There is truly a real sense of pissed off-ness on Peace Was Never An Option, from the further developed scathing, religious, political and social lyrics, to Joe McGlynn’s utterly dominant, improved blast furnace vocals (as well as some clannish shouts akin to mid era Napalm Death) to the furious intensity of the music, that still comes across as intelligent and surprisingly melodic, Man Must Die has obviously been fuming for the better part of four years and it shows on this album. Case and major point, after intro “Congregation”, “Hiding In Plain Site” absolutely explodes from the speaker with a melodic fury that combines the sheer grindcore vitriol of The Code is Red era Naplam Death (just listen to “Antisocial Network”) mixed with some supine duel melodies that could pass for classic In Flames or Dark Tranquillity on steroids, just listen to the solo at around 2:25. And it’s not just one track as this melding of blistering savagery and deft harmonies surfaces many times throughout the albums 10 other songs (there is another interlude/intro in “Dissolution”).

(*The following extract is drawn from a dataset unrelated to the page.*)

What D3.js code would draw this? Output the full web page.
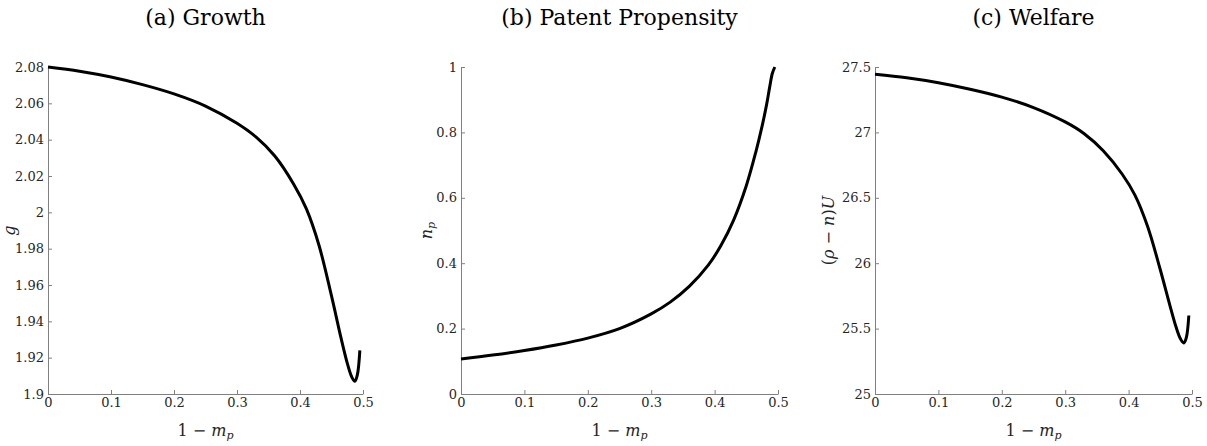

And while each of the songs deliver the goods, with each note dripping with intensity and well crafted variety as well as a few menacing grooves, the standouts have to be the aforementioned “Hiding in Plain Site”, as well as “Sectarian” (the album’s killer, unofficial title track) with it’s jaw dropping mix of intelligent harmony and sheer brutality, controlled fury of “Absence Makes the Hate Grow Stronger” and “The Hell I Fear” (with a real nice somber solo). Closer “The Day I Died” which is a slower, burning 8 minutes of brooding menace showing a different color of Man Must Die, but even with a bristling climax, it ends the album with a nice comedown from the prior nonstop intensity.

A lot of high profile death metal releases will get the lion’s share of the attention in 2013, but Peace Was Never An Option deserves your ear as it is one of the most viciously intelligent salvos of death metal I have heard this year from a band I’ve watched grow from their demo days nearly a decade ago.

[Visit the band's website]
Written by Erik T
October 28th, 2013

Comments

  1. Commented by: Luke_22

    Really looking forward to this. They seem to get better with each album. Underrated and phenomenal band. Good review.


  2. Commented by: condensedlight

    What a killer album cannot stop listening. great band.